### Collected data ###
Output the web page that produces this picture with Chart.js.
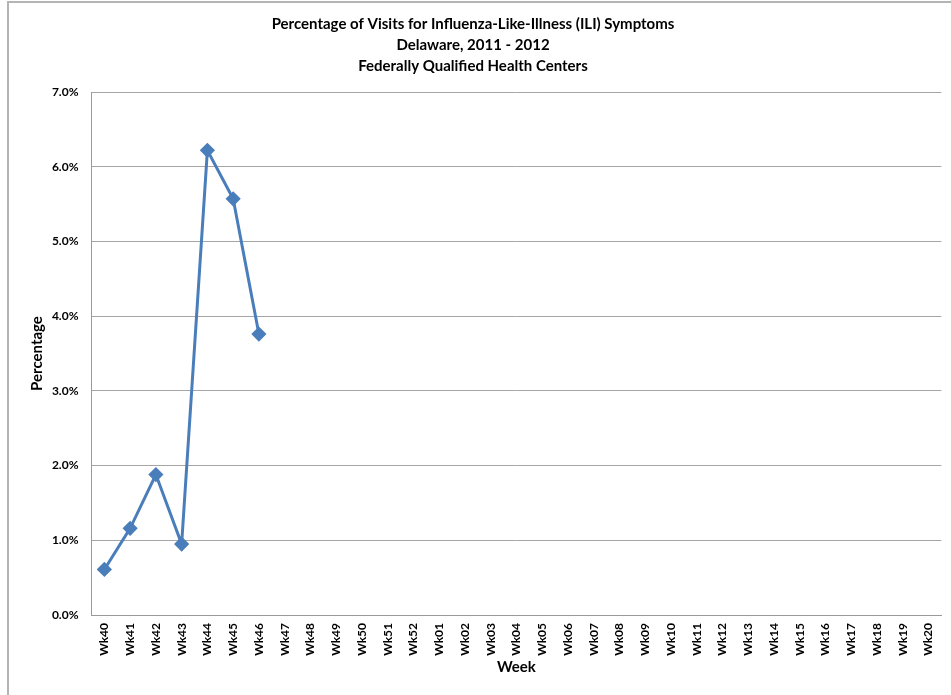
<!DOCTYPE html>
<html>
<head>
<meta charset="utf-8">
<script src="https://cdn.jsdelivr.net/npm/chart.js@4"></script>
<style>
  body { margin: 0; background: #fff; overflow: hidden; }
  #wrap { position: relative; width: 951px; height: 695px; }
  #frame {
    position: absolute; left: 7px; top: 1px; width: 980px; height: 720px;
    border: 2px solid #b4b4b4; pointer-events: none;
  }
</style>
</head>
<body>
<div id="wrap">
  <canvas id="iliChart" width="951" height="695"></canvas>
  <div id="frame"></div>
</div>
<script>
// ==============================
// DATA
// ==============================
const weeks = [
  "Wk40", "Wk41", "Wk42", "Wk43", "Wk44", "Wk45", "Wk46", "Wk47", "Wk48", "Wk49",
  "Wk50", "Wk51", "Wk52", "Wk01", "Wk02", "Wk03", "Wk04", "Wk05", "Wk06", "Wk07",
  "Wk08", "Wk09", "Wk10", "Wk11", "Wk12", "Wk13", "Wk14", "Wk15", "Wk16", "Wk17",
  "Wk18", "Wk19", "Wk20"
];

// percent of visits, only reported weeks so far
const iliPercent = [0.61, 1.16, 1.88, 0.95, 6.22, 5.57, 3.76];

const titleLines = [
  "Percentage of Visits for Influenza-Like-Illness (ILI) Symptoms",
  "Delaware, 2011 - 2012",
  "Federally Qualified Health Centers"
];

const FONT = "'Liberation Sans Narrow', 'Arial Narrow', Lato, sans-serif";

// pad the series out to the full season
const seriesData = weeks.map((w, i) => (i < iliPercent.length ? iliPercent[i] : null));

// ==============================
// CHART
// ==============================
const ctx = document.getElementById("iliChart");

new Chart(ctx, {
  type: "line",
  data: {
    labels: weeks,
    datasets: [{
      label: "ILI %",
      data: seriesData,
      borderColor: "#4a7ebb",
      backgroundColor: "#4a7ebb",
      borderWidth: 3,
      pointStyle: "rectRot",
      pointRadius: 5.5,
      pointHoverRadius: 5.5,
      tension: 0,
      spanGaps: false
    }]
  },
  options: {
    responsive: false,
    animation: false,
    devicePixelRatio: 1,
    layout: { padding: { left: 0, right: 5, top: 0, bottom: 0 } },
    plugins: {
      legend: { display: false },
      tooltip: { enabled: false },
      title: {
        display: true,
        text: titleLines,
        color: "#000",
        font: { family: FONT, size: 15, weight: "bold", lineHeight: 1.4 },
        padding: { top: 14, bottom: 15 }
      }
    },
    scales: {
      x: {
        offset: true,
        grid: { drawOnChartArea: false, drawTicks: false },
        border: { display: true, color: "#9a9a9a", width: 1 },
        ticks: {
          color: "#000",
          minRotation: 90,
          maxRotation: 90,
          autoSkip: false,
          padding: 8,
          font: { family: FONT, size: 12, weight: "bold" }
        },
        title: {
          display: true,
          text: "Week",
          color: "#000",
          font: { family: FONT, size: 15, weight: "bold" },
          padding: { top: 0, bottom: 19 }
        },
        afterFit: (scale) => { scale.height = 80; }
      },
      y: {
        min: 0,
        max: 7,
        grid: { color: "#a6a6a6", lineWidth: 1, drawTicks: false },
        border: { display: true, color: "#9a9a9a", width: 1 },
        ticks: {
          stepSize: 1,
          color: "#000",
          padding: 13,
          font: { family: FONT, size: 12, weight: "bold" },
          callback: (v) => v.toFixed(1) + "%"
        },
        title: {
          display: true,
          text: "Percentage",
          color: "#000",
          font: { family: FONT, size: 15, weight: "bold" },
          padding: { top: 28, bottom: 0 }
        },
        afterFit: (scale) => { scale.width = 91.5; }
      }
    }
  }
});
</script>
</body>
</html>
###
» **Given problem**:
Reproduce the material above exactly, first line through the line that contains "const iliPercent = [0.61, 1.16, 1.88, 0.95, 6.22, 5.57, 3.76];", minus the pictures.

» **Exercise output**:
Output the web page that produces this picture with Chart.js.
<!DOCTYPE html>
<html>
<head>
<meta charset="utf-8">
<script src="https://cdn.jsdelivr.net/npm/chart.js@4"></script>
<style>
  body { margin: 0; background: #fff; overflow: hidden; }
  #wrap { position: relative; width: 951px; height: 695px; }
  #frame {
    position: absolute; left: 7px; top: 1px; width: 980px; height: 720px;
    border: 2px solid #b4b4b4; pointer-events: none;
  }
</style>
</head>
<body>
<div id="wrap">
  <canvas id="iliChart" width="951" height="695"></canvas>
  <div id="frame"></div>
</div>
<script>
// ==============================
// DATA
// ==============================
const weeks = [
  "Wk40", "Wk41", "Wk42", "Wk43", "Wk44", "Wk45", "Wk46", "Wk47", "Wk48", "Wk49",
  "Wk50", "Wk51", "Wk52", "Wk01", "Wk02", "Wk03", "Wk04", "Wk05", "Wk06", "Wk07",
  "Wk08", "Wk09", "Wk10", "Wk11", "Wk12", "Wk13", "Wk14", "Wk15", "Wk16", "Wk17",
  "Wk18", "Wk19", "Wk20"
];

// percent of visits, only reported weeks so far
const iliPercent = [0.61, 1.16, 1.88, 0.95, 6.22, 5.57, 3.76];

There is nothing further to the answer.